The court concluded that the statute targeted “Mormon fundamentalists” who practice polygamy out of their religious convictions, and it struck down the cohabitation part of the statute as a violation of the Free Exercise Clause and “as without a rational basis under the Due Process Clause.” Thus, it remains illegal in Utah to attempt to legally contract multiple marriages, but (pending a possible appeal), it is no longer illegal for an individual to marry multiple spouses in religious ceremonies, refer to them as such, and live with them. For some very good analysis of the case and the constitutional issues involved, see this piece by Nate Oman at Religion & Politics.
A few thoughts:
– It’s remarkable to read a court opinion that draws on so much recent scholarship on the history of nineteenth-century Mormonism. Scholars such as Richard Bushman, Kathleen Flake, Sarah B. Gordon, and many others feature prominently in the footnotes. The court did its homework.
– The ruling includes a rather tangential discussion of Joseph Smith’s “polyandry” (i.e., marrying women already married to other men). It’s not exactly germane to the case. For what it’s worth, though, the ruling incorrectly asserts that polyandry “was unknown outside of a few instances involving LDS Church founder Joseph Smith.” Brigham Young also married a goodly number of already married women.
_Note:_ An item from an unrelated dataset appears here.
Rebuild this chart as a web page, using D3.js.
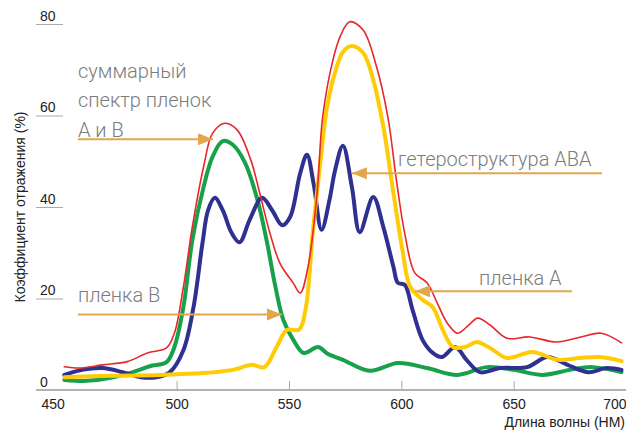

– The ruling is occasionally eloquent and profound. I entirely agree that “it is perhaps a bitter irony of the history at issue here that it is possible to view the LDS Church as playing the role of both victim and violator in the saga of religious polygamy in Utah (and America).”
– The ruling absolutely trashes the 1879 Reynolds v. U.S. decision that upheld statutes obviously targeting Mormon polygamists, suggesting that the Supreme Court’s obvious prejudice against the Latter-day Saints cast tremendous doubt on its validity. Polygamy, the Court suggested in Reynolds, deserved extirpation because it “was almost exclusively a feature of the life of Asiatic and of African people.” As the Court ruled in an 1890 case involving the LDS Church, Mormon religious practices were “contrary to the spirit of Christianity.” Judge Waddoup’s summary on Reynolds: “the court believes that Reynolds is not, or should no longer be considered, good law, but also acknowledges its ambiguous status given its continued citation by both the Supreme Court and the Tenth Circuit as general historical support for the broad principle that a statute may incidentally burden a particular religious practice so long as it is a generally applicable, neutral law not arising from religious animus or targeted at a specific religious group or practice.”
– Because of that last point, the decision seems solid to me. There’s no constitutional grounds for a state to criminalize or prosecute specifically religious forms of plural cohabitation. While the ruling leaves the strictly polygamy section of the statute intact, in its discussion of Reynolds, the ruling presumes that only bitter prejudice (technically, anti-religious but very akin to Orientalist-style racism) motivated the criminalization of Mormon polygamy and implies that only prejudice motivated the criminalization of fundamentalist polygamy in Utah. Evidently, the defendants in last week’s ruling failed to provide any “admissible evidence” that religious cohabitation leads to “social harms.” For those who suggest that this case opens the door for the legalization of polygamy itself, I suspect most judges will be open to the idea that more than mere religious prejudice lays behind the very long history of anti-polygamy laws (the ruling in question traces the history of such laws back around 1,500 years). Those who oppose polygamy, however, had better be prepared to argue the “social harms” point more effectively than the State of Utah apparently did in this case.
– Just a few days after the decision (and presumably out of coincidence), the church released an updated “Gospel Topics” statement on “Plural Marriage and Families in Early Utah.” [I’m at all not convinced by the opening sentence, which claims that the Bible and the Book of Mormon both teach that monogamy is the general rule and polygamy a divinely mandated exception]. I find the statement noteworthy for its frank discussion of post-1890 plural marriages. In its general tone and approach, I find the statement surprisingly positive for its argument that regardless of the personal pain and sacrifice involved, “the faithfulness of those who practiced plural marriage continues to benefit the Church in innumerable ways.” The contrast with the recent statement on race and the priesthood is sharp. Church members should have confidence that their early leaders and their ancestors followed a divine commandment (even if the reasons for it remain difficult to understand) perhaps well suited for the circumstances of the nineteenth-century frontier. And given Judge Waddoup’s thrashing of the Reynolds decision, today’s Latter-day Saints have even more reason to commemorate their ancestors for enduring what by contemporary standards was an unconstitutional assault on their religion and sexuality.